Since arriving in the Philippines some two months ago I have met some inspiring women in many different walks of life. This includes prominent women in government and business, barangay leaders working to improve the livelihoods and resilience of their communities and mothers rebuilding the lives of their families in Tacloban.

International Women’s Day is a time to celebrate the achievements of these women. It is also a time to reflect on what more we can do to address persistent barriers to the realisation of full gender equality and women’s empowerment. We still have a long way to go and at times I find the pace of progress can be frustrating.

Breaking down these barriers to women’s advancement will yield strong results. A joint study by the International Labour Organization and Asian Development Bank estimates that up to USD47 billion is lost annually in the Asia-Pacific region due to women’s limited access to employment opportunities. So it makes economic sense to support women to reach their full potential.

The Australian Government recently launched a Gender Equality and Women’s Empowerment Strategy which emphasizes that empowering women and girls is critical to supporting economic growth, poverty reduction, development and security, particularly in the Asia Pacific region. 

The Strategy, the first of its kind for Australia, will drive progress in three key areas: ending violence against women and girls; women’s economic empowerment; and women’s participation in leadership and peacebuilding. The Government has set an ambitious target that 80 percent of our development assistance must effectively promote gender equality.

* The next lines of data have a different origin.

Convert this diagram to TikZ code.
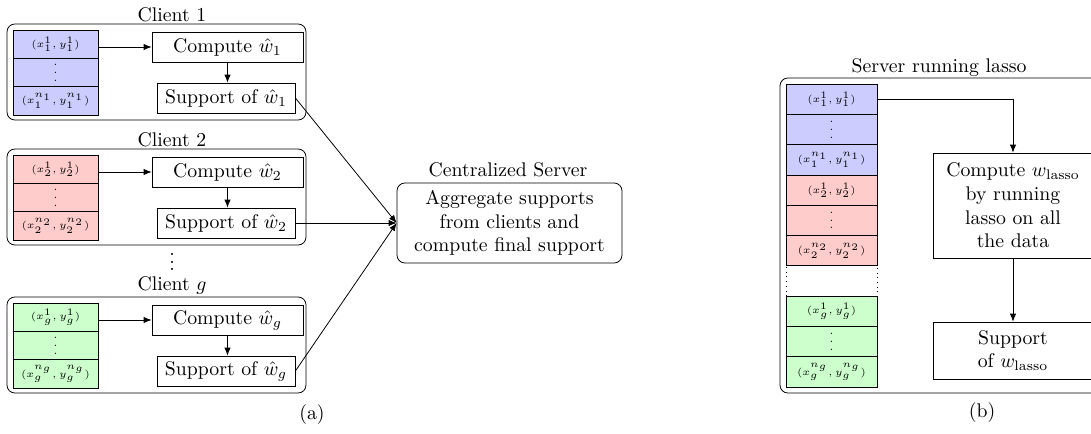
\documentclass[tikz,border=0pt]{standalone}
\usepackage{amsmath}
\usetikzlibrary{arrows.meta}
\def\pxu{0.506pt}
\newcommand\dvdots{\vbox{\baselineskip4pt\lineskiplimit0pt\hbox{.}\hbox{.}\hbox{.}}}
\newcommand\cellfont{\fontsize{5.5}{6}\selectfont}
\begin{document}
\begin{tikzpicture}[x=\pxu,y=-\pxu,
  every node/.style={inner sep=0pt},
  cell/.style={draw, minimum width=85*\pxu, minimum height=28.4*\pxu, font=\cellfont},
  bcell/.style={draw, minimum width=91*\pxu, minimum height=30.3*\pxu, font=\cellfont},
  box/.style={draw, fill=white, minimum height=30*\pxu},
  group/.style={draw, rounded corners=4pt},
  ttl/.style={anchor=south},
  arr/.style={-{Latex[length=4pt,width=3.2pt]}}]
\useasboundingbox (0,0) rectangle (1091,434);
\clip (0,0) rectangle (1091,434);

% ---------- panel (a) ----------
\foreach \k/\off/\col/\lab/\sub in {1/0/blue/1/1, 2/125/red/2/2, g/273/green/$g$/g}{
  \node[group, minimum width=299*\pxu, minimum height=96*\pxu] (cl\k) at (156.5,72+\off) {};
  \node[ttl] (tl\k) at (172,22+\off) {Client \lab};
  \node[cell, fill=\col!20] (d\k a) at (55.5,44.2+\off) {$(x_{\sub}^{1}, y_{\sub}^{1})$};
  \node[cell, fill=\col!20] (d\k b) at (55.5,72.5+\off) {\dvdots};
  \node[cell, fill=\col!20] (d\k c) at (55.5,100.8+\off) {$(x_{\sub}^{n_{\sub}}, y_{\sub}^{n_{\sub}})$};
  \node[box, minimum width=151*\pxu] (cp\k) at (227.5,47+\off) {Compute $\hat{w}_{\sub}$};
  \node[box, minimum width=138*\pxu] (sp\k) at (226,98+\off) {Support of $\hat{w}_{\sub}$};
  \draw[arr] (d\k a.east |- cp\k.west) -- (cp\k.west);
  \draw[arr] (cp\k.south) -- (cp\k.south |- sp\k.north);
}
\node (vd) at (172,262) {\dvdots};

\node[group, minimum width=225*\pxu, minimum height=80*\pxu, align=center] (srv) at (509.5,223)
  {Aggregate supports\\from clients and\\compute final support};
\node[ttl] (srvt) at (508,177) {Centralized Server};
\foreach \k in {1,2,g}{\draw[arr] (sp\k.east) -- (srv.west);}

\node (la) at (312,415) {(a)};

% ---------- panel (b) ----------
\node[group, minimum width=320*\pxu, minimum height=315*\pxu] (outb) at (940,235.5) {};
\node[ttl, yshift=-1.9pt] (outbt) at (939,73) {Server running lasso};
\node[bcell, dotted, fill=white] (r6) at (831.5,281) {};
\foreach \i/\y/\col/\txt in {
  0/99.2/blue/{$(x_1^1, y_1^1)$},
  1/129.5/blue/{\dvdots},
  2/159.8/blue/{$(x_1^{n_1}, y_1^{n_1})$},
  3/190.1/red/{$(x_2^1, y_2^1)$},
  4/220.4/red/{\dvdots},
  5/250.7/red/{$(x_2^{n_2}, y_2^{n_2})$},
  7/311.3/green/{$(x_g^1, y_g^1)$},
  8/341.6/green/{\dvdots},
  9/371.9/green/{$(x_g^{n_g}, y_g^{n_g})$}}{
  \node[bcell, fill=\col!20] (r\i) at (831.5,\y) {\txt};
}
\node[draw, minimum width=160*\pxu, minimum height=105*\pxu, align=center] (cw) at (1013,205.5)
  {Compute $w_{\text{lasso}}$\\by running\\lasso on all\\the data};
\node[draw, minimum width=160*\pxu, minimum height=57*\pxu, align=center] (sw) at (1013,350.5)
  {Support\\of $w_{\text{lasso}}$};
\draw[arr] (r0.east) -| (cw.north);
\draw[arr] (cw.south) -- (sw.north);

\node (lb) at (982,413) {(b)};
\end{tikzpicture}
\end{document}
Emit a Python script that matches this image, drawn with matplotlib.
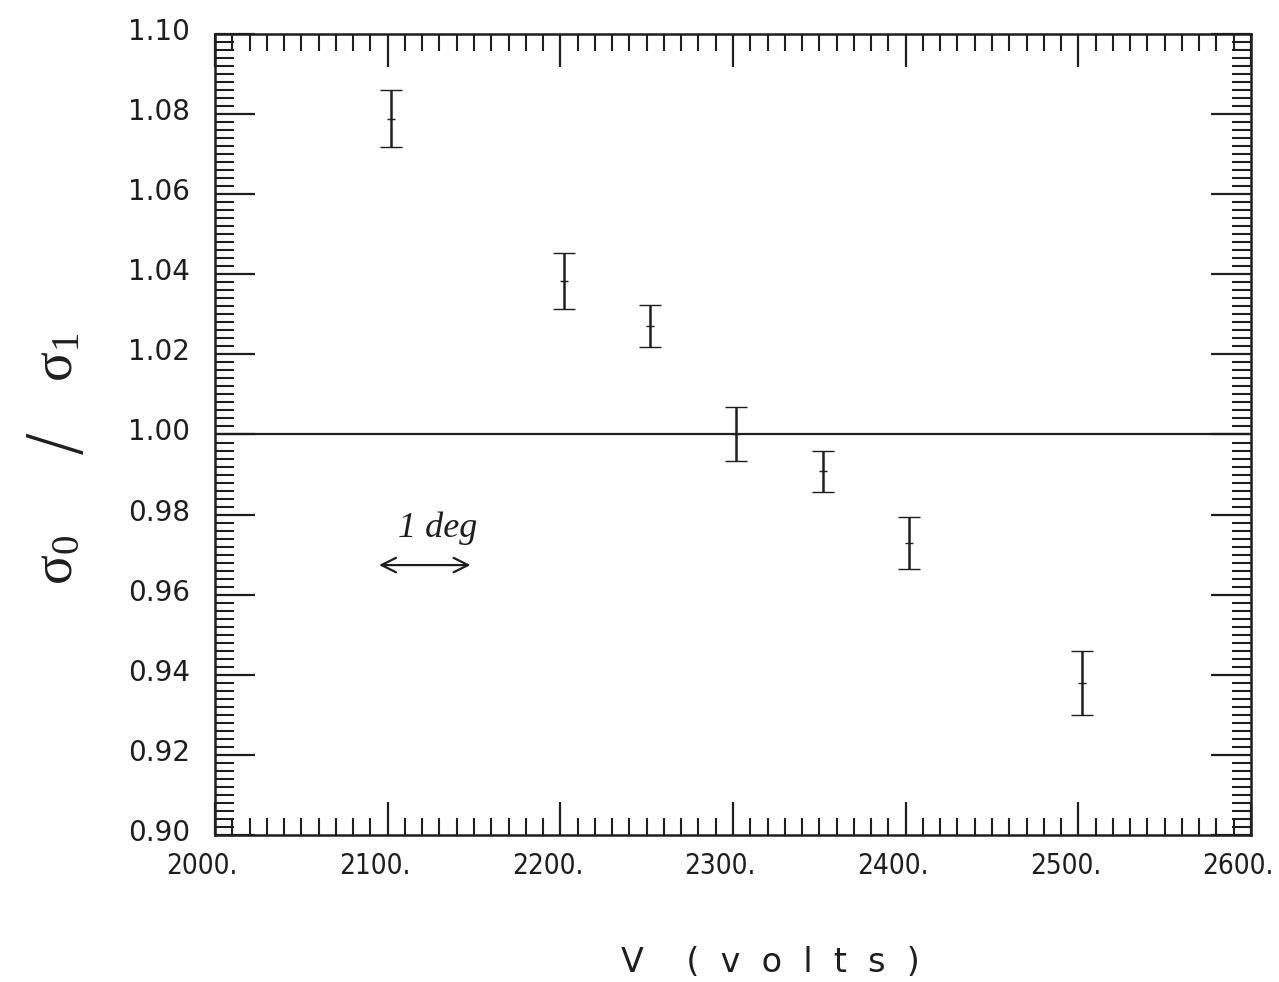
import matplotlib
matplotlib.use("Agg")
import matplotlib.pyplot as plt
from matplotlib.ticker import MultipleLocator, FixedLocator
import matplotlib.transforms as mtransforms

# Data
voltage = [2102, 2202, 2252, 2302, 2352, 2402, 2502]
ratio = [1.0788, 1.0383, 1.0272, 1.0000, 0.9908, 0.9729, 0.9380]
err_low = [0.0070, 0.0070, 0.0054, 0.0067, 0.0052, 0.0065, 0.0080]
err_high = [0.0072, 0.0070, 0.0051, 0.0069, 0.0051, 0.0065, 0.0079]

x_ticks = [2000, 2100, 2200, 2300, 2400, 2500, 2600]
x_tick_labels = ["2000.", "2100.", "2200.", "2300.", "2400.", "2500.", "2600."]
y_ticks = [0.90, 0.92, 0.94, 0.96, 0.98, 1.00, 1.02, 1.04, 1.06, 1.08, 1.10]
y_tick_labels = ["0.90", "0.92", "0.94", "0.96", "0.98", "1.00",
                 "1.02", "1.04", "1.06", "1.08", "1.10"]
reference_level = 1.00

# annotation ("1 deg" scale arrow)
arrow_x = [2095, 2148]
arrow_y = 0.9674
note_text = "1 deg"
note_xy = (2106, 0.9765)

INK = "#1e1e1e"
plt.rcParams["font.family"] = ["DejaVu Sans"]

fig = plt.figure(figsize=(12.79, 9.82), dpi=100)
ax = fig.add_axes([215 / 1279, 1 - 835 / 982, 1036 / 1279, 801 / 982])

ax.set_xlim(2000, 2600)
ax.set_ylim(0.90, 1.10)

ax.axhline(reference_level, color=INK, lw=1.6)

ax.errorbar(voltage, ratio, yerr=[err_low, err_high], fmt="_", color=INK,
            ecolor=INK, elinewidth=1.8, capsize=8, capthick=1.8,
            markersize=6, markeredgewidth=1.0)

ax.annotate("", xy=(arrow_x[0], arrow_y), xytext=(arrow_x[1], arrow_y),
            arrowprops=dict(arrowstyle="<->", color=INK, lw=1.6,
                            mutation_scale=26, shrinkA=0, shrinkB=0))
ax.text(note_xy[0], note_xy[1], note_text, fontsize=26, color=INK,
        fontstyle="italic", family=["Liberation Serif", "DejaVu Serif"],
        ha="left", va="center")

# ticks
ax.xaxis.set_major_locator(FixedLocator(x_ticks))
ax.set_xticklabels(x_tick_labels, fontstretch="condensed")
ax.xaxis.set_minor_locator(MultipleLocator(10))
ax.yaxis.set_major_locator(FixedLocator(y_ticks))
ax.set_yticklabels(y_tick_labels)
ax.yaxis.set_minor_locator(MultipleLocator(0.002))

ax.tick_params(axis="x", which="major", direction="in", top=True, bottom=True,
               length=24, width=1.6, color=INK, labelsize=20, pad=12,
               labelcolor=INK)
ax.tick_params(axis="x", which="minor", direction="in", top=True, bottom=True,
               length=12, width=1.5, color=INK)
ax.tick_params(axis="y", which="major", direction="in", left=True, right=True,
               length=29, width=1.6, color=INK, labelsize=20, pad=18,
               labelcolor=INK)
ax.tick_params(axis="y", which="minor", direction="in", left=True, right=True,
               length=14, width=1.5, color=INK)

for s in ax.spines.values():
    s.set_linewidth(1.8)
    s.set_color(INK)

shift_x = mtransforms.ScaledTranslation(-13 / 100, 0, fig.dpi_scale_trans)
for lab in ax.get_xticklabels():
    lab.set_transform(lab.get_transform() + shift_x)
shift_y = mtransforms.ScaledTranslation(0, 5 / 100, fig.dpi_scale_trans)
for lab in ax.get_yticklabels():
    lab.set_transform(lab.get_transform() + shift_y)

# y-axis title: sigma_0 / sigma_1 (rotated)
fig.text(58 / 1279, 1 - 560 / 982, r"$\mathregular{σ_0}$", rotation=90,
         fontsize=40, color=INK, ha="center", va="center",
         family=["Liberation Serif", "DejaVu Serif"])
fig.text(58 / 1279, 1 - 442 / 982, "/", rotation=90,
         fontsize=50, color=INK, ha="center", va="center",
         family=["DejaVu Sans"], fontweight="ultralight")
fig.text(58 / 1279, 1 - 357 / 982, r"$\mathregular{σ_1}$", rotation=90,
         fontsize=40, color=INK, ha="center", va="center",
         family=["Liberation Serif", "DejaVu Serif"])
fig.text(770 / 1279, 1 - 962 / 982, "V    (  v  o  l  t  s  )", fontsize=24,
         color=INK, ha="center", va="center")

fig.savefig("out.png", dpi=100)
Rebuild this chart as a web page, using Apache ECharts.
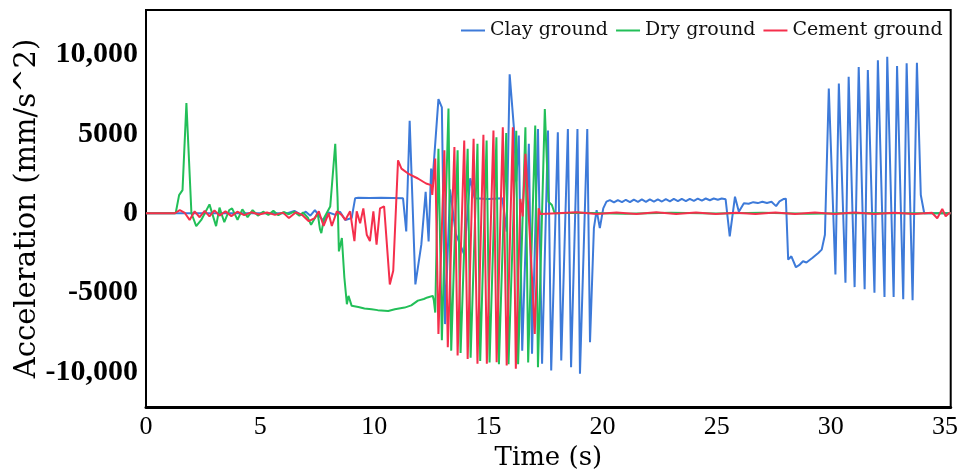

I am very pleased that Australia is well on track to meet this target in the Philippines. Australia’s support for education reform in the Philippines has provided scholarships and training to female teachers. We have ensured that the hundreds of classrooms and daycare centres we have constructed have separate female toilets, an important factor in reducing absenteeism. We are working with the UN to reduce maternal and newborn deaths, and increase family planning in Mindanao and Quezon City. We are supporting women’s involvement in the peace process in Mindanao. We provide dignity kits to women who have been affected by natural disasters.

I am delighted on International Women’s Day to open a trade fair in partnership with SM Cares featuring the work of Filipina entrepreneurs whose businesses have been supported through grants from the Australian Embassy’s Direct Aid Program. Our Direct Aid Program provides small grants to disadvantaged and marginalized groups and many women’s groups and businesses have benefitted over the years.

I encourage you to visit SM Aura to see for yourselves the intricate and skillful work of these women. Australia’s assistance has helped these women improve the quality of their goods, allowing them to grow their businesses and reach new markets. This has increased their household incomes so that they can better provide education and food to children.

One of the most rewarding experiences I have had since taking up my role was opening a daycare centre funded by Australia in a small community in Leyte. I know from personal experience that safe, affordable and happy childcare is fundamental to the empowerment of women. To see the excited, enthusiastic faces of the children as they moved into their new class room for the first time was unforgettable.

I look forward to many more such experiences as Australia and the Philippines work together to improve the lives of women and girls so that they can fulfil their amazing potential.